## PROBLEM:
Skip all pictures, then print the remaining material exactly.

## DATA LINES:

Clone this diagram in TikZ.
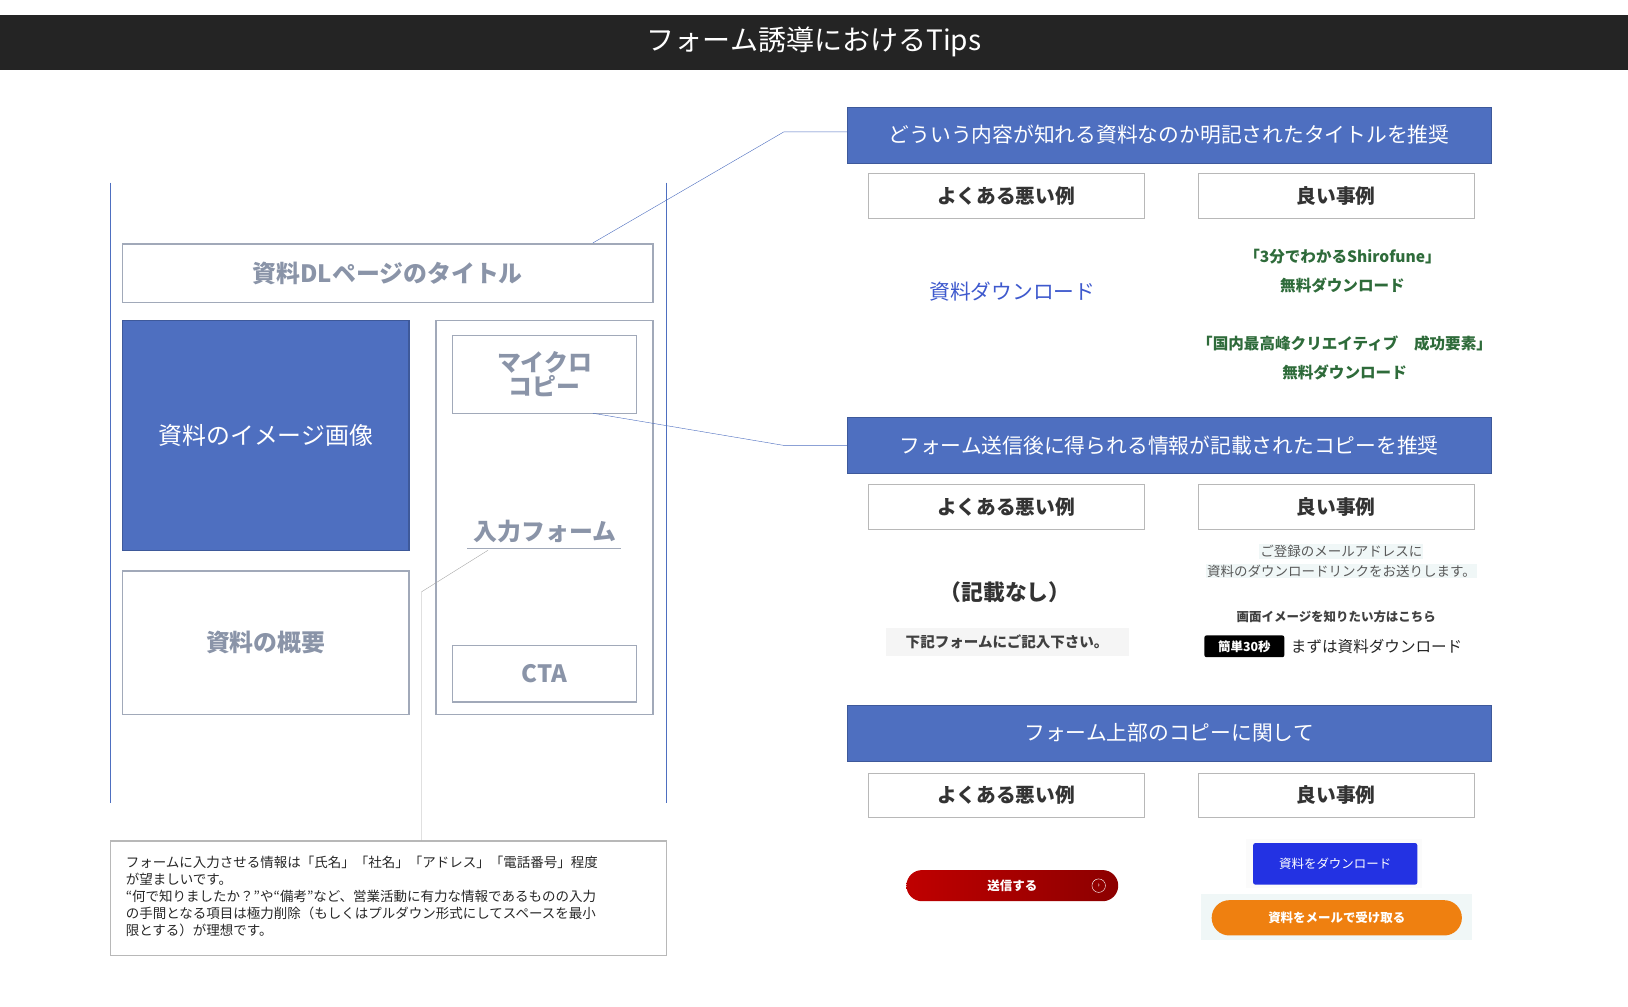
\documentclass[tikz,border=0pt]{standalone}
\usepackage{fontspec}
\setmainfont{Noto Sans CJK JP}
\usepackage{tikz}
\usetikzlibrary{positioning,calc}
\definecolor{hdblue}{HTML}{4E6FC0}
\definecolor{txgray}{HTML}{8A94A8}
\definecolor{bdgray}{HTML}{B8B8B8}
\definecolor{okgreen}{HTML}{2E6B3A}
\tikzset{
  sect/.style={draw=hdblue!80!black,fill=hdblue,text=white,minimum width=620pt,minimum height=54pt,font=\fontsize{20}{24}\selectfont,inner sep=0pt},
  sub/.style={draw=bdgray,minimum width=266pt,minimum height=43pt,font=\bfseries\fontsize{19}{22}\selectfont,text=black!80,inner sep=0pt},
  part/.style={draw=txgray!80,line width=1.2pt,text=txgray,font=\bfseries\fontsize{23}{27}\selectfont,inner sep=0pt,align=center},
  lead/.style={hdblue,thin},
}
\begin{document}
\begin{tikzpicture}[x=1pt,y=-1pt]
\useasboundingbox (0,0) rectangle (1568,969);
%title bar
\fill[black!86] (0,14) rectangle (1568,67);
\node[text=white,font=\fontsize{27}{30}\selectfont] (title) at (784,40) {フォーム誘導におけるTips};
%page mockup
\draw[hdblue] (106,176) -- (106,773);
\draw[hdblue] (642,176) -- (642,773);
\node[part,minimum width=511pt,minimum height=56pt] (pgtitle) at (373.5,263) {資料DLページのタイトル};
\node[part,draw=hdblue!80!black,fill=hdblue,text=white,font=\fontsize{23}{27}\selectfont,minimum width=276pt,minimum height=221pt] (image) at (256,419.5) {資料のイメージ画像};
\node[part,minimum width=276pt,minimum height=138pt] (summary) at (256,619) {資料の概要};
\node[part,minimum width=209pt,minimum height=379pt] (form) at (524.5,498.5) {};
\node[part,minimum width=177pt,minimum height=75pt,font=\bfseries\fontsize{23}{27}\selectfont] (micro) at (524.5,360.5) {マイクロ\\[-4pt]コピー};
\node[part,draw=none] (input) at (525,512) {入力フォーム};
\draw[txgray!80,line width=1pt] (450,528) -- (598,528);
\node[part,minimum width=177pt,minimum height=54pt] (cta) at (524.5,649) {CTA};
%note
\node[draw=bdgray,line width=1pt,minimum width=536pt,minimum height=110pt,inner sep=0pt] (note) at (374,865) {};
\node[anchor=north west,align=left,font=\fontsize{13}{16.5}\selectfont,text=black!85,inner sep=0pt] (notetx) at (121,824)
 {フォームに入力させる情報は「氏名」「社名」「アドレス」「電話番号」程度\\が望ましいです。\\“何で知りましたか？”や“備考”など、営業活動に有力な情報であるものの入力\\の手間となる項目は極力削除（もしくはプルダウン形式にしてスペースを最小\\限とする）が理想です。};
\coordinate (nbend) at (406,570);
\draw[gray!70] (470,530) -- (nbend) -- (nbend |- note.north);
%sections
\node[sect] (s1) at (1126,130) {どういう内容が知れる資料なのか明記されたタイトルを推奨};
\node[sect] (s2) at (1126,429) {フォーム送信後に得られる情報が記載されたコピーを推奨};
\node[sect] (s3) at (1126,706) {フォーム上部のコピーに関して};
\coordinate (k1) at (755,127);
\coordinate (k2) at (755,429);
\draw[lead] (571,234) -- (k1) -- (k1 -| s1.west);
\draw[lead] (571,398) -- (k2) -- (s2.west);
\foreach \s/\y in {1/188.5,2/488,3/766}{
  \node[sub] (bad\s) at (969,\y) {よくある悪い例};
  \node[sub] (good\s) at (1287,\y) {良い事例};
}
%section 1
\node[text=hdblue!80!blue,font=\fontsize{20}{24}\selectfont] (dl) at (975,281) {資料ダウンロード};
\node[text=okgreen,font=\bfseries\fontsize{15}{28}\selectfont,align=center] (ok1) at (1293,261) {「3分でわかるShirofune」\\無料ダウンロード};
\node[text=okgreen,font=\bfseries\fontsize{15}{28}\selectfont,align=center] (ok2) at (1295,345) {「国内最高峰クリエイティブ　成功要素」\\無料ダウンロード};
%section 2
\node[font=\bfseries\fontsize{21}{24}\selectfont,text=black!80] (none) at (968,570) {（記載なし）};
\node[fill=gray!8,minimum width=234pt,minimum height=27pt,inner sep=0pt,font=\bfseries\fontsize{14}{16}\selectfont,text=black!75] (fill) at (970,618.5) {下記フォームにご記入下さい。};
\node[fill=teal!6,inner sep=1pt,font=\fontsize{13}{15}\selectfont,text=black!65] (mail1) at (1292,531) {ご登録のメールアドレスに};
\node[fill=teal!6,inner sep=1pt,font=\fontsize{13}{15}\selectfont,text=black!65] (mail2) at (1292,550) {資料のダウンロードリンクをお送りします。};
\node[font=\bfseries\fontsize{12}{14}\selectfont,text=black!75] (scr) at (1287,594) {画面イメージを知りたい方はこちら};
\node[fill=black,rounded corners=2pt,text=white,font=\bfseries\fontsize{12}{14}\selectfont,minimum width=77pt,minimum height=21pt,inner sep=0pt] (quick) at (1198.5,622.5) {簡単30秒};
\node[right=6pt of quick,font=\fontsize{15}{18}\selectfont,text=black!85,inner sep=0pt] (first) {まずは資料ダウンロード};
%section 3
\node[left color=red!75!black,right color=red!55!black,rounded corners=15pt,minimum width=204pt,minimum height=30pt,inner sep=0pt,text=white,font=\bfseries\fontsize{12}{14}\selectfont] (send) at (975,853) {送信する};
\draw[white] ($(send.east)+(-19,0)$) circle (6.5pt);
\node[text=white,font=\fontsize{7}{8}\selectfont,inner sep=0pt] (arr) at ($(send.east)+(-19,0)$) {›};
\fill[gray!3] (1200,808) rectangle (1370,855);
\node[fill=blue!55!hdblue,rounded corners=2pt,minimum width=158pt,minimum height=40pt,inner sep=0pt,text=white,font=\fontsize{12}{14}\selectfont] (dlbtn) at (1286,832) {資料をダウンロード};
\fill[teal!6] (1157,861) rectangle (1418,905);
\node[fill=orange!75!brown,rounded corners=17pt,minimum width=241pt,minimum height=34pt,inner sep=0pt,text=white,font=\bfseries\fontsize{12}{14}\selectfont] (mailbtn) at (1287.5,884) {資料をメールで受け取る};
\end{tikzpicture}
\end{document}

## OUTPUT BELOW:
Clone this diagram in TikZ.
\documentclass[tikz,border=0pt]{standalone}
\usepackage{fontspec}
\setmainfont{Noto Sans CJK JP}
\usepackage{tikz}
\usetikzlibrary{positioning,calc}
\definecolor{hdblue}{HTML}{4E6FC0}
\definecolor{txgray}{HTML}{8A94A8}
\definecolor{bdgray}{HTML}{B8B8B8}
\definecolor{okgreen}{HTML}{2E6B3A}
\tikzset{
  sect/.style={draw=hdblue!80!black,fill=hdblue,text=white,minimum width=620pt,minimum height=54pt,font=\fontsize{20}{24}\selectfont,inner sep=0pt},
  sub/.style={draw=bdgray,minimum width=266pt,minimum height=43pt,font=\bfseries\fontsize{19}{22}\selectfont,text=black!80,inner sep=0pt},
  part/.style={draw=txgray!80,line width=1.2pt,text=txgray,font=\bfseries\fontsize{23}{27}\selectfont,inner sep=0pt,align=center},
  lead/.style={hdblue,thin},
}
\begin{document}
\begin{tikzpicture}[x=1pt,y=-1pt]
\useasboundingbox (0,0) rectangle (1568,969);
%title bar
\fill[black!86] (0,14) rectangle (1568,67);
\node[text=white,font=\fontsize{27}{30}\selectfont] (title) at (784,40) {フォーム誘導におけるTips};
%page mockup
\draw[hdblue] (106,176) -- (106,773);
\draw[hdblue] (642,176) -- (642,773);
\node[part,minimum width=511pt,minimum height=56pt] (pgtitle) at (373.5,263) {資料DLページのタイトル};
\node[part,draw=hdblue!80!black,fill=hdblue,text=white,font=\fontsize{23}{27}\selectfont,minimum width=276pt,minimum height=221pt] (image) at (256,419.5) {資料のイメージ画像};
\node[part,minimum width=276pt,minimum height=138pt] (summary) at (256,619) {資料の概要};
\node[part,minimum width=209pt,minimum height=379pt] (form) at (524.5,498.5) {};
\node[part,minimum width=177pt,minimum height=75pt,font=\bfseries\fontsize{23}{27}\selectfont] (micro) at (524.5,360.5) {マイクロ\\[-4pt]コピー};
\node[part,draw=none] (input) at (525,512) {入力フォーム};
\draw[txgray!80,line width=1pt] (450,528) -- (598,528);
\node[part,minimum width=177pt,minimum height=54pt] (cta) at (524.5,649) {CTA};
%note
\node[draw=bdgray,line width=1pt,minimum width=536pt,minimum height=110pt,inner sep=0pt] (note) at (374,865) {};
\node[anchor=north west,align=left,font=\fontsize{13}{16.5}\selectfont,text=black!85,inner sep=0pt] (notetx) at (121,824)
 {フォームに入力させる情報は「氏名」「社名」「アドレス」「電話番号」程度\\が望ましいです。\\“何で知りましたか？”や“備考”など、営業活動に有力な情報であるものの入力\\の手間となる項目は極力削除（もしくはプルダウン形式にしてスペースを最小\\限とする）が理想です。};
\coordinate (nbend) at (406,570);
\draw[gray!70] (470,530) -- (nbend) -- (nbend |- note.north);
%sections
\node[sect] (s1) at (1126,130) {どういう内容が知れる資料なのか明記されたタイトルを推奨};
\node[sect] (s2) at (1126,429) {フォーム送信後に得られる情報が記載されたコピーを推奨};
\node[sect] (s3) at (1126,706) {フォーム上部のコピーに関して};
\coordinate (k1) at (755,127);
\coordinate (k2) at (755,429);
\draw[lead] (571,234) -- (k1) -- (k1 -| s1.west);
\draw[lead] (571,398) -- (k2) -- (s2.west);
\foreach \s/\y in {1/188.5,2/488,3/766}{
  \node[sub] (bad\s) at (969,\y) {よくある悪い例};
  \node[sub] (good\s) at (1287,\y) {良い事例};
}
%section 1
\node[text=hdblue!80!blue,font=\fontsize{20}{24}\selectfont] (dl) at (975,281) {資料ダウンロード};
\node[text=okgreen,font=\bfseries\fontsize{15}{28}\selectfont,align=center] (ok1) at (1293,261) {「3分でわかるShirofune」\\無料ダウンロード};
\node[text=okgreen,font=\bfseries\fontsize{15}{28}\selectfont,align=center] (ok2) at (1295,345) {「国内最高峰クリエイティブ　成功要素」\\無料ダウンロード};
%section 2
\node[font=\bfseries\fontsize{21}{24}\selectfont,text=black!80] (none) at (968,570) {（記載なし）};
\node[fill=gray!8,minimum width=234pt,minimum height=27pt,inner sep=0pt,font=\bfseries\fontsize{14}{16}\selectfont,text=black!75] (fill) at (970,618.5) {下記フォームにご記入下さい。};
\node[fill=teal!6,inner sep=1pt,font=\fontsize{13}{15}\selectfont,text=black!65] (mail1) at (1292,531) {ご登録のメールアドレスに};
\node[fill=teal!6,inner sep=1pt,font=\fontsize{13}{15}\selectfont,text=black!65] (mail2) at (1292,550) {資料のダウンロードリンクをお送りします。};
\node[font=\bfseries\fontsize{12}{14}\selectfont,text=black!75] (scr) at (1287,594) {画面イメージを知りたい方はこちら};
\node[fill=black,rounded corners=2pt,text=white,font=\bfseries\fontsize{12}{14}\selectfont,minimum width=77pt,minimum height=21pt,inner sep=0pt] (quick) at (1198.5,622.5) {簡単30秒};
\node[right=6pt of quick,font=\fontsize{15}{18}\selectfont,text=black!85,inner sep=0pt] (first) {まずは資料ダウンロード};
%section 3
\node[left color=red!75!black,right color=red!55!black,rounded corners=15pt,minimum width=204pt,minimum height=30pt,inner sep=0pt,text=white,font=\bfseries\fontsize{12}{14}\selectfont] (send) at (975,853) {送信する};
\draw[white] ($(send.east)+(-19,0)$) circle (6.5pt);
\node[text=white,font=\fontsize{7}{8}\selectfont,inner sep=0pt] (arr) at ($(send.east)+(-19,0)$) {›};
\fill[gray!3] (1200,808) rectangle (1370,855);
\node[fill=blue!55!hdblue,rounded corners=2pt,minimum width=158pt,minimum height=40pt,inner sep=0pt,text=white,font=\fontsize{12}{14}\selectfont] (dlbtn) at (1286,832) {資料をダウンロード};
\fill[teal!6] (1157,861) rectangle (1418,905);
\node[fill=orange!75!brown,rounded corners=17pt,minimum width=241pt,minimum height=34pt,inner sep=0pt,text=white,font=\bfseries\fontsize{12}{14}\selectfont] (mailbtn) at (1287.5,884) {資料をメールで受け取る};
\end{tikzpicture}
\end{document}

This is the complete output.